- **To be done**: Tally the lines of the data that include the word "matplotlib" and state the total, nothing else.

- **Data segment**:
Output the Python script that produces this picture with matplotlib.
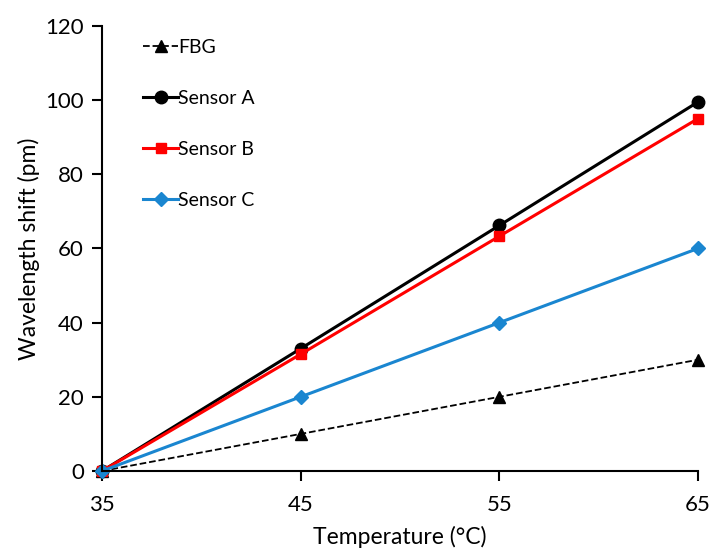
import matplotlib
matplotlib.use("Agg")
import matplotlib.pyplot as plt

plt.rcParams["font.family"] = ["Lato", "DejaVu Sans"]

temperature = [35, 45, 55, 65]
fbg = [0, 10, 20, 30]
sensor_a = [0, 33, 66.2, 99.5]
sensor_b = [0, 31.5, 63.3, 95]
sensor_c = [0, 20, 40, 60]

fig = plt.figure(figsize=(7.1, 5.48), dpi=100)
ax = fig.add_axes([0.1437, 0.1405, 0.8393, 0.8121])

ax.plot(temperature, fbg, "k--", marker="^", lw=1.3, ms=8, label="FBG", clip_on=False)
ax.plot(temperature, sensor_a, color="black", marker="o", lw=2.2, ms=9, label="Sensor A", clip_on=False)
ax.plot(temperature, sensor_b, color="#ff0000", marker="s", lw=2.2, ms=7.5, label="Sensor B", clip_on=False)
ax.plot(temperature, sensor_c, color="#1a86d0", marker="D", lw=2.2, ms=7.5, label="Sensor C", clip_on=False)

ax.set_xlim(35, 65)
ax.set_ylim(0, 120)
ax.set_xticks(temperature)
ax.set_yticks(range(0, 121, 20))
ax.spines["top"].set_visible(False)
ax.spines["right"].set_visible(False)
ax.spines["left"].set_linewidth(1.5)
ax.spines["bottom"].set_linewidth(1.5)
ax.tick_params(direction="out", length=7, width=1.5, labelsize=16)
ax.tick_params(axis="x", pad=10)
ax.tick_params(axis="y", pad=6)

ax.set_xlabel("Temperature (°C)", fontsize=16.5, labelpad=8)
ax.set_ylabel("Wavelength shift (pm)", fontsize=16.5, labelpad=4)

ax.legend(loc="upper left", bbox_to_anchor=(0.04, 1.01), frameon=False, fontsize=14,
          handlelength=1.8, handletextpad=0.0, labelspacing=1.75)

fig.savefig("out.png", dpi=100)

- **The solution**: 4